Philip Jacob

Caching, Illustrated

· Philip Jacob

Let’s just say that you have some friends (who might be called Chris and Mary) who are starting a new radio show (let’s call it Open Source) who put a link to a 54Mb mp3 on their website.

And let’s just suppose that another guy who runs a really popular website called Scripting News makes a link from his website to this big mp3 file. What do you think will happen?

Well, in a word, this will happen:

Bandwidth usage before and after mod_expires was enabled

Since the Open Source website runs on my infrastructure, it’s up to me to make sure that things keep working, even in circumstances like this. Now, I’ve done lots of working with caching (in the application layer and via HTTP) in the past, making slow websites fast and popular websites usable again. It’s not magic, but there are a lot of tricks that you can play with a standard Apache configuration in order to get the most mileage out of your hardware.

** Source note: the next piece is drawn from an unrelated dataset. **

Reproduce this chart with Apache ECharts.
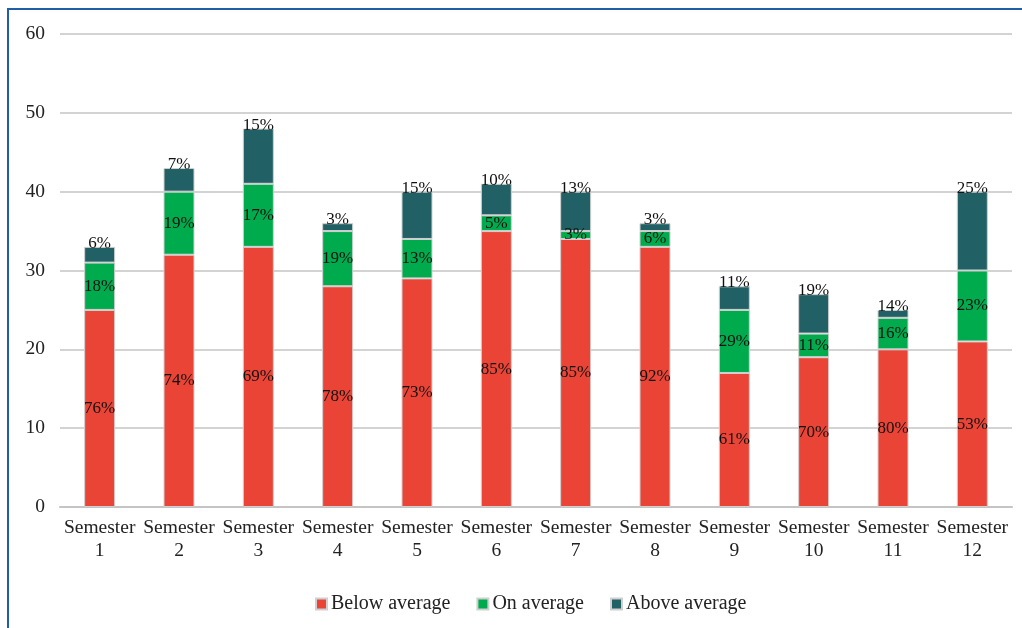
<!DOCTYPE html>
<html>
<head>
<meta charset="utf-8">
<script src="https://cdn.jsdelivr.net/npm/echarts@6/dist/echarts.min.js"></script>
<style>
  html, body { margin: 0; padding: 0; background: #fff; }
  #chart { width: 1022px; height: 628px; }
</style>
</head>
<body>
<div id="chart"></div>
<script>
const semesters = ['Semester\n1', 'Semester\n2', 'Semester\n3', 'Semester\n4', 'Semester\n5', 'Semester\n6',
  'Semester\n7', 'Semester\n8', 'Semester\n9', 'Semester\n10', 'Semester\n11', 'Semester\n12'];

const belowAverage = [25, 32, 33, 28, 29, 35, 34, 33, 17, 19, 20, 21];
const onAverage = [6, 8, 8, 7, 5, 2, 1, 2, 8, 3, 4, 9];
const aboveAverage = [2, 3, 7, 1, 6, 4, 5, 1, 3, 5, 1, 10];

// percent labels as printed on the original
const belowLabels = ['76%', '74%', '69%', '78%', '73%', '85%', '85%', '92%', '61%', '70%', '80%', '53%'];
const onLabels = ['18%', '19%', '17%', '19%', '13%', '5%', '3%', '6%', '29%', '11%', '16%', '23%'];
const aboveLabels = ['6%', '7%', '15%', '3%', '15%', '10%', '13%', '3%', '11%', '19%', '14%', '25%'];

const yTicks = [0, 10, 20, 30, 40, 50, 60];

const FONT = '"Liberation Serif", "DejaVu Serif", serif';

const chart = echarts.init(document.getElementById('chart'));

const makeSeries = (name, data, labels, color, pos) => ({
  name: name,
  type: 'bar',
  stack: 'total',
  barWidth: 31,
  data: data,
  itemStyle: { color: color, borderColor: '#d0d0d0', borderWidth: 1 },
  label: {
    show: true,
    position: pos,
    distance: pos === 'top' ? -5 : 5,
    color: '#111',
    fontFamily: FONT,
    fontSize: 17,
    formatter: (p) => labels[p.dataIndex],
  },
  emphasis: { disabled: true },
});

chart.setOption({
  animation: false,
  backgroundColor: '#fff',
  graphic: [{
    type: 'rect',
    shape: { x: 8, y: 9, width: 1200, height: 1000 },
    style: { fill: 'none', stroke: '#1f5fa8', lineWidth: 2 },
    silent: true,
  }],
  grid: { left: 60, right: 10, top: 34, bottom: 121 },
  legend: {
    left: 310,
    top: 589,
    itemWidth: 11,
    itemHeight: 11,
    itemGap: 26,
    icon: 'rect',
    textStyle: { fontFamily: FONT, fontSize: 20, color: '#222', padding: [0, 0, 0, -1] },
    data: ['Below average', 'On average', 'Above average'],
  },
  xAxis: {
    type: 'category',
    data: semesters,
    axisTick: { show: false },
    axisLine: { lineStyle: { color: '#c4c4c4', width: 2 } },
    axisLabel: {
      fontFamily: FONT, fontSize: 19.5, color: '#222', lineHeight: 23, margin: 9, interval: 0,
    },
  },
  yAxis: {
    type: 'value',
    min: yTicks[0],
    max: yTicks[yTicks.length - 1],
    interval: 10,
    axisLine: { show: false },
    axisTick: { show: false },
    splitLine: { lineStyle: { color: '#c4c4c4', width: 1.5 } },
    axisLabel: { fontFamily: FONT, fontSize: 19.5, color: '#222', margin: 15 },
  },
  series: [
    makeSeries('Below average', belowAverage, belowLabels, '#e94436', 'inside'),
    makeSeries('On average', onAverage, onLabels, '#00ab4e', 'inside'),
    makeSeries('Above average', aboveAverage, aboveLabels, '#216165', 'top'),
  ],
});
</script>
</body>
</html>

In this case, since mod_expires wasn’t enabled for my client, I switched it on. Doing so reduced the bandwidth consumption since lots of people started getting the content from the ISP’s proxy caches instead. This gets content to the users faster and reduces load on my servers.

Thought it was a nice graph that illustrated the benefit of knowing how to configure your webserver properly. The maintenance activity at ~2am required a quick bounce to Apache that lasted less than a second. And you’ll notice that the bandwidth usage dropped considerably after the mod_expires was configured and turned on.